Son of a renowned sculptor, Carlo Bugatti (1856-1940) was brought up in an artistic atmosphere and developed an interest in architecture at a young age. He eventually devoted himself to the creation of furniture and became a successful cabinet-maker, celebrated for his highly distinctive vision. In common with many designers at the end of the 19th century Bugatti was fascinated by the art of the Renaissance, and his work was also greatly influenced by the art and architecture of the Middle East. He frequently employed the techniques and materials of oriental craftsmen, including the extensive use of vellum, copper, and bone and metal inlays. His perennial attraction to architecture is evident in the clearly visible structure of his pieces, which combine geometric motifs into original shapes.

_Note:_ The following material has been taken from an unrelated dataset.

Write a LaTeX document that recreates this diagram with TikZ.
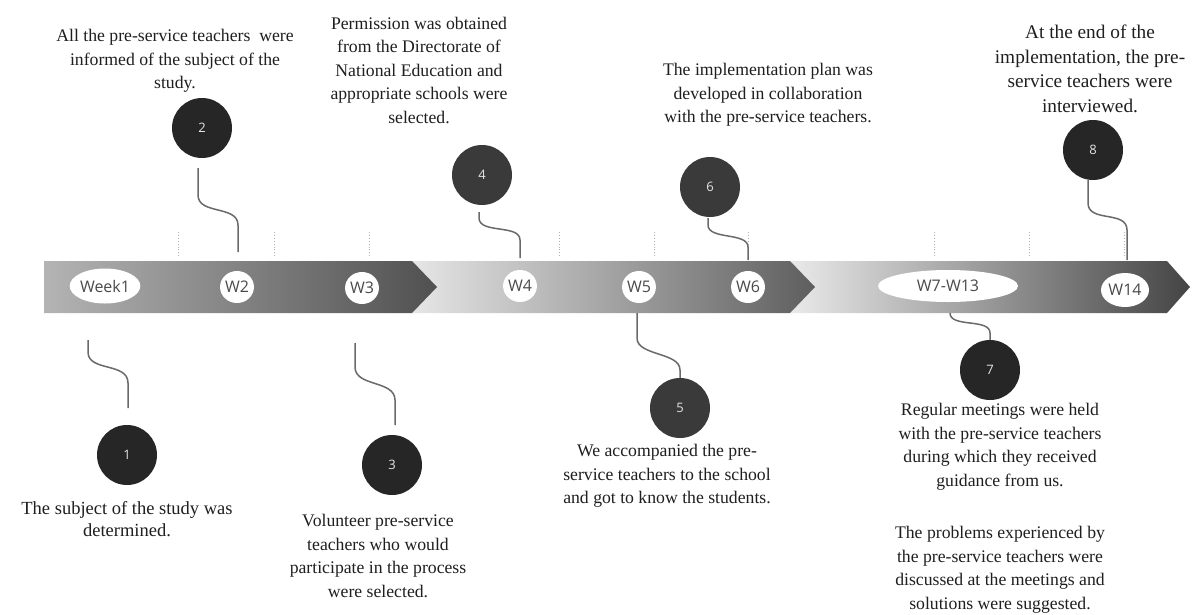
\documentclass[tikz,border=0pt]{standalone}
\usepackage{fontspec}
\setmainfont{Liberation Serif}
\newfontfamily\labfont{Open Sans}
\usetikzlibrary{shapes.geometric}
\definecolor{segAl}{HTML}{B4B4B4}
\definecolor{segAr}{HTML}{505050}
\definecolor{segBl}{HTML}{E6E6E6}
\definecolor{segBr}{HTML}{5E5E5E}
\definecolor{segCl}{HTML}{EAEAEA}
\definecolor{segCr}{HTML}{444444}
\definecolor{numdark}{HTML}{262626}
\definecolor{nummid}{HTML}{3A3A3A}
\definecolor{labgray}{HTML}{4A4A4A}
\definecolor{conngray}{HTML}{6A6A6A}
\definecolor{tickgray}{HTML}{B0B0B0}
\begin{document}
\begin{tikzpicture}[x=1pt,y=-1pt,
  txt/.style={align=center, font=\fontsize{17.7}{23.5}\selectfont, inner sep=0pt, text=black!88},
  num/.style={circle, fill=numdark, minimum size=60pt, inner sep=0pt, text=white!90!black, font=\labfont\fontsize{13}{15}\selectfont},
  wk/.style={ellipse, fill=white, inner sep=0pt, minimum width=32pt, minimum height=32pt, text=labgray, font=\labfont\fontsize{16}{18}\selectfont},
  conn/.style={draw=conngray, line width=1.5pt},
  tickline/.style={draw=tickgray, dotted, line width=0.9pt}]
\useasboundingbox (0,0) rectangle (1192,614);
\fill[white] (0,0) rectangle (1192,614);

% band segments
\path[left color=segCl, right color=segCr] (790,261) -- (1167,261) -- (1190,287) -- (1167,313) -- (790,313) -- cycle;
\path[left color=segBl, right color=segBr] (412,261) -- (790,261) -- (815,287) -- (790,313) -- (412,313) -- cycle;
\path[left color=segAl, right color=segAr] (44,261) -- (412,261) -- (437,287) -- (412,313) -- (44,313) -- cycle;

% ticks
\foreach \tx in {178,274,369,559,654,748,934,1029,1124}
  \draw[tickline] (\tx,232) -- (\tx,257);

% week labels
\node[wk, minimum width=60pt, minimum height=35pt] (w1) at (105,286) {Week1};
\node[wk] (w2) at (237,287) {W2};
\node[wk] (w3) at (362,288) {W3};
\node[wk] (w4) at (520,286) {W4};
\node[wk] (w5) at (639,287) {W5};
\node[wk] (w6) at (748,287) {W6};
\node[wk, minimum width=140pt, minimum height=32pt] (w7) at (948,286) {W7-W13};
\node[wk, minimum width=48pt, minimum height=34pt] (w14) at (1125,290) {W14};

% number circles
\node[num] (n1) at (127,455) {1};
\node[num] (n2) at (202,128) {2};
\node[num] (n3) at (392,465) {3};
\node[num, fill=nummid] (n4) at (482,175) {4};
\node[num, fill=nummid] (n5) at (680,408) {5};
\node[num, fill=nummid] (n6) at (710,187) {6};
\node[num] (n7) at (990,370) {7};
\node[num] (n8) at (1093,150) {8};

% connector free ends
\coordinate (c1a) at (88,340);  \coordinate (c1b) at (128,408);
\coordinate (c2a) at (198,168); \coordinate (c2b) at (238,252);
\coordinate (c3a) at (355,343); \coordinate (c3b) at (395,425);
\coordinate (c4a) at (479,212); \coordinate (c4b) at (520,258);
\coordinate (c5a) at (637,313);
\coordinate (c6a) at (708,218); \coordinate (c6b) at (748,260);
\coordinate (c7a) at (950,313);
\coordinate (c8a) at (1088,180); \coordinate (c8b) at (1127,260);

\draw[conn] (c1a) -- (88,352) .. controls (88,372) and (128,362) .. (128,383) -- (c1b);
\draw[conn] (c2a) -- (198,195) .. controls (198,215) and (238,205) .. (238,225) -- (c2b);
\draw[conn] (c3a) -- (355,367) .. controls (355,387) and (395,380) .. (395,400) -- (c3b);
\draw[conn] (c4a) -- (479,218) .. controls (479,234) and (520,224) .. (520,240) -- (c4b);
\draw[conn] (c5a) -- (637,338) .. controls (637,356) and (680,352) .. (680,370) -- (n5.north);
\draw[conn] (c6a) -- (708,225) .. controls (708,240) and (748,232) .. (748,247) -- (c6b);
\draw[conn] (c7a) .. controls (950,328) and (990,318) .. (990,333) -- (n7.north);
\draw[conn] (c8a) -- (1088,203) .. controls (1088,223) and (1127,210) .. (1127,230) -- (c8b);

% texts
\node[txt, font=\fontsize{18.5}{22}\selectfont] (t1) at (127,519) {The subject of the study was\\determined.};
\node[txt] (t2) at (175,61) {All the pre-service teachers\ \ were\\informed of the subject of the\\study.};
\node[txt] (t3) at (378,556) {Volunteer pre-service\\teachers who would\\participate in the process\\were selected.};
\node[txt] (t4) at (419,70) {Permission was obtained\\from the Directorate of\\National Education and\\appropriate schools were\\selected.};
\node[txt] (t5) at (667,476) {We accompanied the pre-\\service teachers to the school\\and got to know the students.};
\node[txt] (t6) at (768,95) {The implementation plan was\\developed in collaboration\\with the pre-service teachers.};
\node[txt] (t7) at (1000,447) {Regular meetings were held\\with the pre-service teachers\\during which they received\\guidance from us.};
\node[txt] (t7b) at (1000,570) {The problems experienced by\\the pre-service teachers were\\discussed at the meetings and\\solutions were suggested.};
\node[txt, font=\fontsize{19.3}{24.5}\selectfont] (t8) at (1090,69) {At the end of the\\implementation, the pre-\\service teachers were\\interviewed.};
\end{tikzpicture}
\end{document}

This armchair is typical of the direction that Bugatti's work took at the beginning of the 20th century, when he began to hide the wooden structure of his furniture by covering his creations entirely in vellum. The general line of his armchairs became simpler, and put the emphasis on the decoration. He worked primarily with circular and scalloped shapes, present here in the backrest and the copper elements that connect the feet. This organic style anticipated the extraordinary sculptural forms which would find their pinnacle in the four rooms designed for the Turin exhibition in 1902.  Bugatti used copper to underline the general structure, in this case using both the prominent scalloped elements together with strips of copper on the seat and back-rest, all decorated with repoussé dragonflies. Covering furniture in vellum gave Bugatti the opportunity to apply painted polychrome motifs to the expansive white surfaces, and he used these both to maintain the unity of the decoration by painting similar motifs to those on the copper and to further highlight the structure of the chair. The gold and reddish-orange pigments used for the painted dragonfly and floral motifs compliment the polished copper, and contrast with the whiteness of the vellum to give this armchair a great sense of luxury.

The bronze sabots of the present armchair, cast in the form of a fantastical animal, are a pre-cursor to Bugatti's extraordinary works in silver or bronze which were made by the silversmiths A.A. Hébrard.  These pieces, small in number, draw upon a bestiary that included zoophytes and other creatures of Bugatti's vivid imagination.